In early April, A$800 vanished from my account, the result of a late-night withdrawal from a cash machine in a Sydney neighborhood I'd never been to before.
It's a type of fraud that happens frequently: Criminals attach devices to cash machines that record the account data stored on the magnetic stripe on the back of the card, a practice known as skimming. The card's PIN (Personal Identification Number) can be spied with a secret camera or a fake number pad overlay.
As a reporter who covers computer security and fraud, I'm aware how easy it is to become a victim of skimming and how difficult it is to defend against. But I've always been more worried about how I'd get the money back than about actually being skimmed, since banks seem less inclined these days to assume liability.
Most banks in the U.K. and Australia would like you to believe they always refund stolen funds. But the reality is that a bank can easily deny a refund based on flimsy reasoning that leaves consumers with little recourse other than going to court.
Commonwealth Bank of Australia is one of the major banks in the country. It assures customers on its website that it will "guarantee to refund any fraudulent transactions that take place within five days from when you report the incident to us."
In my case, things didn't go so smoothly.
I reported the theft within a couple of hours of the transaction and answered the standard liability questions: I hadn't told anyone else my PIN, or written it on the back of the card, etc., and I asked for a refund.
Five days later, Commonwealth Bank sent me a letter saying it had closed the investigation. They explained vaguely that the transaction had been executed using my PIN. Fraud investigators never called me.
Banks would like you to believe that the use of the PIN means that you, the cardholder, performed the transaction, and are therefore liable for it. But the reasoning is flawed. The cash machine verifies only that the correct PIN was used, not that the person who entered the PIN was the actual cardholder.
Nonetheless, it can be grounds to refuse a refund. Stephen Mason, a U.K.-based barrister, has written extensively about security weaknesses and legal issues with cash cards and bank machines in the U.K. and Europe. He represented a U.K. man who took the bank Halifax to court in 2009 over alleged "phantom" withdrawals and lost.
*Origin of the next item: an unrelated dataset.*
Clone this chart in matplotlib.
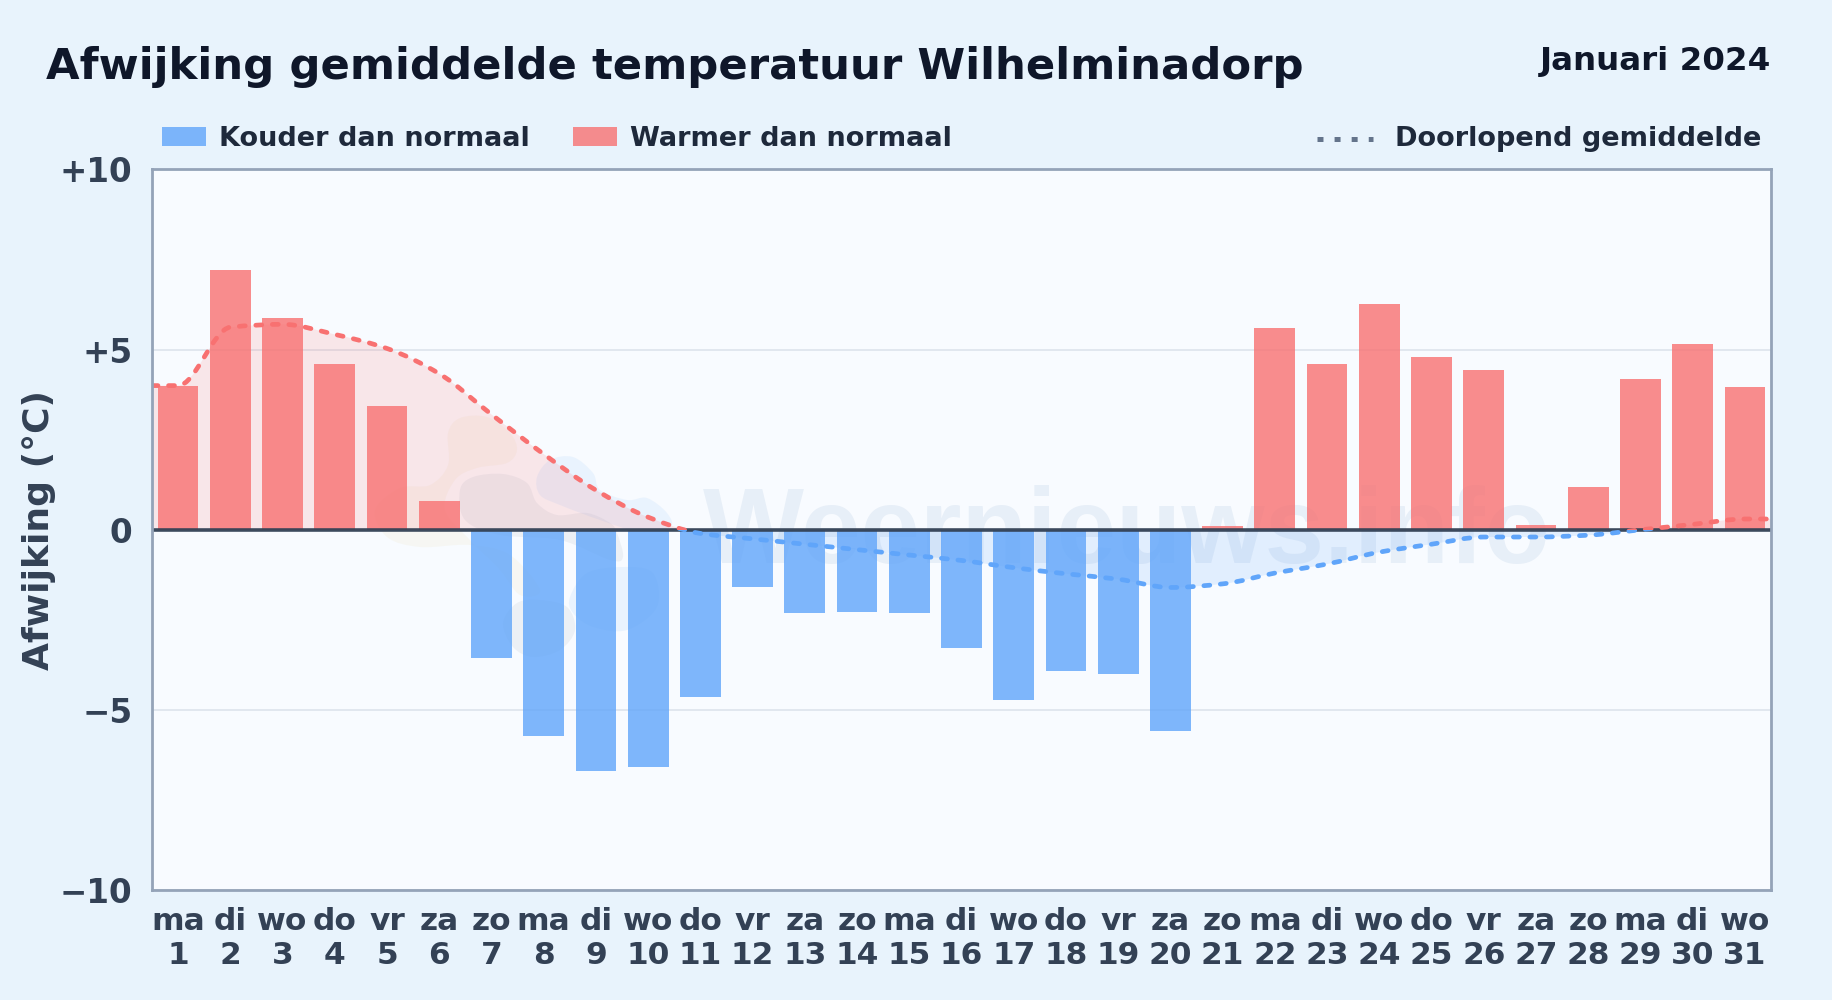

"The banks will deny that their systems suffer from any weaknesses, placing the blame squarely on the customer," Mason wrote in a March article for Butterworths Journal of International Banking and Financial Law. And it will be up to the customer to point out to the judge that there is a series of past cases illustrating the weaknesses, he wrote.
Like many European countries, Australian banks issue debit and credit cards with a microchip that verifies the correct PIN has been entered. In Europe, the system is called EMV, or chip-and-PIN, while in Australia it is called EFTPOS. The U.S. doesn't yet have a chip-and-PIN system, but Visa and MasterCard plan to introduce one.
EFTPOS should have prevented the kind of fraud I experienced. When a criminal copies the information in a magnetic stripe, they can encode it into a dummy card. But cash machines are supposed to verify a microchip is present, and criminals aren't thought to have figured out how to copy microchips yet, though security researchers have found other weaknesses in the EMV system.
The problem is, some cash machines still process transactions even if a card doesn't have the chip, allowing fraudsters to withdraw funds using cloned cards. Fixing the problem will require banks to upgrade all their ATMs, which takes time.
Skimming victims can sometimes prove to their banks that they didn't do a transaction. Cash cards contain an Application Transaction Counter (ATC), which records the number of times a card has been used. An ATC with one less transaction than was performed would presumably be evidence that a bank's customer wasn't lying about withdrawing money.
I offered my card to Commonwealth Bank for forensic analysis but they didn't get back to me. I also asked if they had checked the footage from security cameras where the withdrawal occurred, or if they had filed a police report, but I got no reply.
"As any person who has had money removed from their account by a thief will be aware, making the bank understand that it was not the customer who withdrew the money can be far from easy," Mason wrote in his journal article.
I finally saw the $800 put back in my account after I sent a stern letter modeled on a draft that Mason created, intended for use by people who are having trouble getting a refund. After I received my refund, I decided to write a column about skimming.
Commonwealth Bank spokeswoman Tracy Hicks said no one could be found to answer my questions, while other queries couldn't be answered on security grounds.
Illustrating their reluctance to discuss the topic, Commonwealth Bank even declined to verify that a document I had with the terms and conditions for consumer accounts, including information about liability for fraud, was up-to-date and reflected current policy.
The bank does subscribe voluntarily to Australia's Electronic Funds Transfer Code of Conduct, which describes liability in the case of disputed transactions.
Generally, financial institutions in Australia have 45 days to investigate a disputed transaction, much longer than the five days in which Commonwealth says it will return stolen funds. But that speedy return may depend on how eloquently a consumer complains to the bank. In my case, the bank was more than happy at first to quickly close the case, disingenuously shifting the liability to me absent a real investigation.